Illuminating the past – Enhancing the present – Inspiring the future

Meopham School

A six-week excavation during August and September 2016 at Meopham School revealed that the site had been the focus for settlement activity for over 6,000 years.

The school is situated on a ridgeway, just west of the A227 which itself follows an earlier Roman road, and in an area of known archaeological importance. Directly to the north of the school excavations undertaken in the 1970s during the construction of bungalows and a sports centre had revealed features associated with late Iron Age settlement that included structures and refuse pits.
Plan of archaeological features and excavation area

Neolithic (4000–2500 BC)

The earliest feature identified consisted of a large pit containing many worked flints, six of which were tools which included thumb scrapers and blades dated to the Neolithic period. The majority of the flints were waste flakes associated with tool manufacturing. The isolated pit may originally have been part of a wider landscape of activity across the Meopham ridge. Environmental samples taken from the fill of the pit will give us a rare opportunity to study the flora, fauna and climatic conditions of the Neolithic period.
Neolithic pit, scale 1m.

Middle Iron Age (400–100 BC)

The next phase of activity at the site dated to the middle to late Iron Age. This consisted of a very large curving ditch 2m wide and 1.1m deep with steeply sloped sides and a narrow V-shaped base. Curving from the northern corner of the excavated area, this ditch bisected the centre of the site where it was interrupted by a 15m wide entrance before continuing to curve to the north-east beyond the limit of the excavation. Five large post-holes up to 0.5m wide and 0.4m deep extended out from the entrance to the south-west and may represent the remains of a large posted entrance structure.

The exceptionally large enclosure ditch encompassed occupation features such as pits and posted structures both on this site and those excavated during construction of the sports centre to the north-east.  Excavation of the ditch and associated features recovered abundant pottery sherds that were predominantly shell-tempered. Further occupational material included burnt flint and charcoal deposits.

Together the features represent a defended settlement located strategically on the ridge line, perhaps along a route-way which predated the Roman road.
Middle Iron age enclosure ditch, scale 1m. Excavating pottery from enclosure ditch

 Late Iron Age to early Roman (100 BC to AD 100)

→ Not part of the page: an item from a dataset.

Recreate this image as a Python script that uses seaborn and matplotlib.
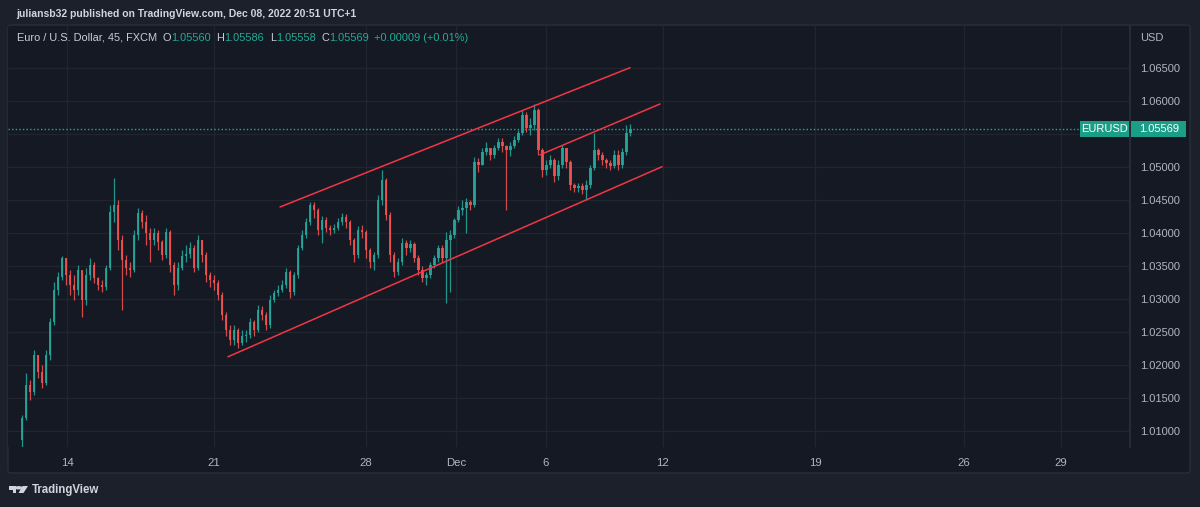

At some point during the occupation of the settlement the enclosure ditch became neglected and possibly redundant. It appeared to have been infilled by natural erosion of the internal bank mixed with occasional occupational refuse. Then, during the late Iron Age (c 100 BC), the line of the enclosure was re-cut by a narrower and intermittent ditch line. Rather than defensive this may have been to re-mark the boundary of the settlement.

The start of the Roman period appears to have seen a complete abandonment of the settlement. During this process a small inhumation burial was cut into the upper fill of the ditch line. This contained the badly preserved remains of a child of no more than four years of age.

In addition, a large roughly subcircular pit was dug which directly blocked the south-western entrance to the settlement. This was approximately 15m in diameter and between 1.5m and 2m deep and was encompassed on three sides by a narrow ring-ditch. The pit was likely a sand quarry and was backfilled with silty clay amongst which was a Roman tile and a copper alloy brooch. The brooch is currently undergoing conservation.
Late Iron Age re-cut, scale 1m. Child burial, scale 0.1m. Roman sand quarry, scales 1m, looking north.

In conclusion

The results of the post-excavation assessment and analysis of the archaeological data, pottery and other finds from Meopham School will add to our current understanding of the development of later prehistoric occupation throughout the Gravesend, Thames and Medway area. The identification of a large defended settlement indicates the importance of this ridgeway during the later prehistoric period, perhaps as a crucial communication highway between north and south Kent. In addition, the apparent abandonment of the settlement around the start of the Roman period adds to evidence for a wider trend of socio economic control that came with the new regime.

The excavations were commissioned by Kier Construction on behalf of the Education Funding Agency in advance of the construction of a new school campus.